I’ve been teaching ethics since 2006, and just about every semester I teach the problem of ethical egoism. In short, that problem is: Why should I do what’s right if it’s not in my self-interest. To me, this is THE central question in ethics.
It’s not a new question. In Plato’s Republic, Glaucon raises this question (bk II). He gives three arguments that people should only care about their self-interest. First, he gives a proto-social contract theory for the origin of justice: people agree to a compromise of giving up the freedom to be unjust to others in order to stop others from being unjust to them. Second, he tells of the ring of Gyges, which makes one invisible. If, he says, we had two such rings and gave one each to a just and unjust person, both would behave unjustly. The moral righteous just person would no longer have any reason to behave justly; he or she could get away with anything. Third, if forced to choose between a living as a perfectly unjust person (unjust but fools everyone into thinking he or she is completely moral) or the perfectly just person (who always does the right thing, but never gets credit and is even thought by everyone to be the most unjust and punished accordingly), everyone would choose the perfectly unjust life. Therefore, being just–being morally good–is only good for its positive consequences, not for its own sake.
The challenge Glaucon raised was so significant, that Plato spent the next 9 books (the rest of the Republic) answering them. And the problem remains today. The reason I realized this problem was so important came early in my teaching career. In the Fall of 2007 and the Spring of 2008, during the collapse of the Great Recession, I was teaching Business Ethics at Brooklyn College. As I talked with my students about determining right and wrong, they raised a version of Glaucon’s challenge. Several students pointed to examples of “friends” that knew in advance that the financial collapse was coming, at least to a degree. They knew the housing market was a disaster waiting to happen because they helped make it that way. There were massive financial incentives for them to sell homes or approve mortgages to people who couldn’t afford them. So they did. Their goal was to make these sales and get out before everything went to hell.

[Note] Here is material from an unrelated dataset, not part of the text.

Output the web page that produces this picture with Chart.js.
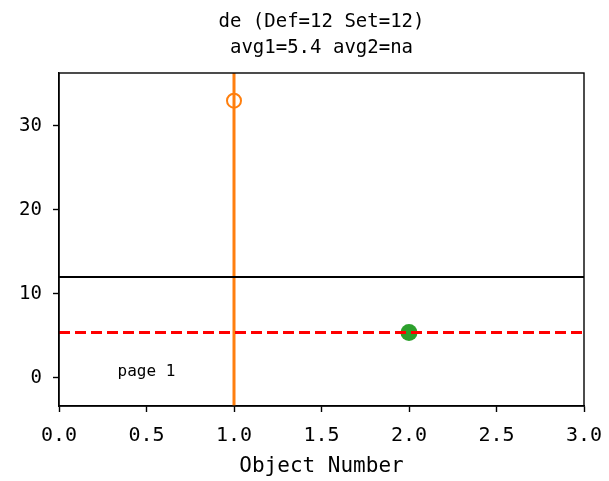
<!DOCTYPE html>
<html>
<head>
<meta charset="utf-8">
<script src="https://cdn.jsdelivr.net/npm/chart.js@4"></script>
<style>
  html, body { margin: 0; padding: 0; background: #fff; }
  #wrap { width: 609px; height: 481px; }
</style>
</head>
<body>
<div id="wrap"><canvas id="chart" width="609" height="481"></canvas></div>
<script>
const titleLines = ['de (Def=12 Set=12)', 'avg1=5.4 avg2=na'];
const xLabel = 'Object Number';
const xTicks = [0, 0.5, 1, 1.5, 2, 2.5, 3];
const yTicks = [0, 10, 20, 30];
const xRange = [0, 3];
const yRange = [-3.35, 36.3];

const setPoint = [1, 33];      // orange open circle
const avgPoint = [2, 5.4];     // green dot
const defLevel = 12;           // black line
const avg1 = 5.4;              // red dashed line
const pageNote = { text: 'page 1', x: 0.5, y: 0.7 };

const FONT = "'DejaVu Sans Mono', 'Noto Sans CJK SC', monospace";

const framePlugin = {
    id: 'frame',
    afterDraw(chart) {
        const { ctx, chartArea: a, scales } = chart;
        ctx.save();
        ctx.strokeStyle = '#000';
        ctx.lineWidth = 1.4;
        ctx.strokeRect(a.left, a.top, a.right - a.left, a.bottom - a.top);

        ctx.fillStyle = '#000';
        ctx.textAlign = 'center';
        ctx.textBaseline = 'alphabetic';
        ctx.font = "19px " + FONT;
        ctx.fillText(titleLines[0], (a.left + a.right) / 2, 27);
        ctx.fillText(titleLines[1], (a.left + a.right) / 2, 53);

        ctx.font = "16px " + FONT;
        ctx.textBaseline = 'middle';
        ctx.fillText(pageNote.text, scales.x.getPixelForValue(pageNote.x), scales.y.getPixelForValue(pageNote.y));
        ctx.restore();
    }
};

new Chart(document.getElementById('chart').getContext('2d'), {
    type: 'scatter',
    data: {
        datasets: [
            {
                data: [{ x: xRange[0], y: defLevel }, { x: xRange[1], y: defLevel }],
                showLine: true, borderColor: '#000', borderWidth: 2, pointRadius: 0
            },
            {
                data: [{ x: xRange[0], y: avg1 }, { x: xRange[1], y: avg1 }],
                showLine: true, borderColor: '#ff0000', borderWidth: 3, borderDash: [11, 5], pointRadius: 0
            },
            {
                data: [{ x: setPoint[0], y: yRange[0] }, { x: setPoint[0], y: yRange[1] }],
                showLine: true, borderColor: '#ff7f0e', borderWidth: 3, pointRadius: 0
            },
            {
                data: [{ x: setPoint[0], y: setPoint[1] }],
                pointRadius: 7, pointBorderWidth: 2, pointBorderColor: '#ff7f0e',
                pointBackgroundColor: 'rgba(255,255,255,0)'
            },
            {
                data: [{ x: avgPoint[0], y: avgPoint[1] }],
                pointRadius: 8.5, pointBorderWidth: 0, pointBackgroundColor: '#2ca02c'
            }
        ]
    },
    options: {
        responsive: false,
        animation: false,
        layout: { padding: { top: 73, right: 25, left: 0, bottom: 0 } },
        plugins: { legend: { display: false }, tooltip: { enabled: false } },
        scales: {
            x: {
                type: 'linear', min: xRange[0], max: xRange[1],
                afterBuildTicks: s => { s.ticks = xTicks.map(v => ({ value: v })); },
                afterFit: s => { s.height = 75; s.paddingLeft = 0; s.paddingRight = 0; },
                grid: { drawOnChartArea: false, drawTicks: true, tickLength: 6, color: '#000', tickWidth: 1.4 },
                border: { color: '#000', width: 1.4 },
                ticks: {
                    color: '#000', padding: 12, maxRotation: 0,
                    font: { family: FONT, size: 20 },
                    callback: v => v.toFixed(1)
                },
                title: {
                    display: true, text: xLabel, color: '#000',
                    font: { family: FONT, size: 21 }, padding: { top: 0, bottom: 2 }
                }
            },
            y: {
                type: 'linear', min: yRange[0], max: yRange[1],
                afterBuildTicks: s => { s.ticks = yTicks.map(v => ({ value: v })); },
                afterFit: s => { s.width = 59; s.paddingTop = 0; s.paddingBottom = 0; },
                grid: { drawOnChartArea: false, drawTicks: true, tickLength: 6, color: '#000', tickWidth: 1.4 },
                border: { color: '#000', width: 1.4 },
                ticks: {
                    color: '#000', padding: 11,
                    font: { family: FONT, size: 19 }
                }
            }
        }
    },
    plugins: [framePlugin]
});
</script>
</body>
</html>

So, my students asked me, why shouldn’t they do this. Why shouldn’t someone try to take advantage of others/the system, knowing full well that others are too and that because so many people likewise taking advantage of the system will break the system, and that other people will get screwed in the process? I didn’t have an answer. That’s when I realized that if ethics is going to be worthwhile as an area of study, as a subject for me to teach, I should have an answer to that question.
This semester, my students in Intro to Philosophy are reading James Rachels’s “Egoism and Moral Skepticism” as their segue into the Ethics section of the course. While Rachels explains the problem fairly well, his answer is deeply unsatisfying. He asserts that not harming others is to valued for its own sake.
This is a complete, sufficient reason which does not require qualification or supplementation of any sort. If someone seriously wants to know why this action shouldn’t be done, that’s the reason. If we are pressed further and asked the skeptical question, “But why shouldn’t I do actions that will harm others?” ‘we may not know what to say… There are limits to what can be accomplished by argument, and if the egoist really doesn’t care about other people-if he honestly doesn’t care whether they are helped or hurt by his actions-then we have reached those limits. If we want to persuade him to act decently toward his fellow humans, we will have to make our appeal to such other attitudes as he does possess, by threats, bribes, or other cajolery. That is all that we can do (Rachels 1971).
While Rachels acknowledges that this answer won’t satisfy the egoist, he’s not troubled by that fact. But he should be. Otherwise, I see little point in teaching ethics, particularly business ethics or other forms of applied ethics. (Business Ethics courses seem to have become quite popular since the Great Recession, presumably as a hoped-for prevention of future bankers and other financial actors from selfishly screwing the global economy again). The great moral problems of our day don’t arise because generally good people want to do the right thing but didn’t learn enough Kant or Mill in college to figure out what it is. The great problems exist because selfish, egoistic assholes care only for themselves.
Ethics should be able to change things for the better. Yet, Rachels’s argument against egoism (you just shouldn’t be one) won’t convince anyone to behave any differently. The egoist will still behave in a way that looks only after himself or herself and never anyone else. The non-egoist remains convinced that other people have value, and the egoist is left saying, “Yeah, who cares?” The challenge of the egoist and Glaucon remains unanswered. When I teach ethics, my goal is to actually get my students to be better (morally speaking) than they were before. I need to reach those egoists. If I don’t, one of them might become the next Bernie Madoff or contribute to the next recession… or worse.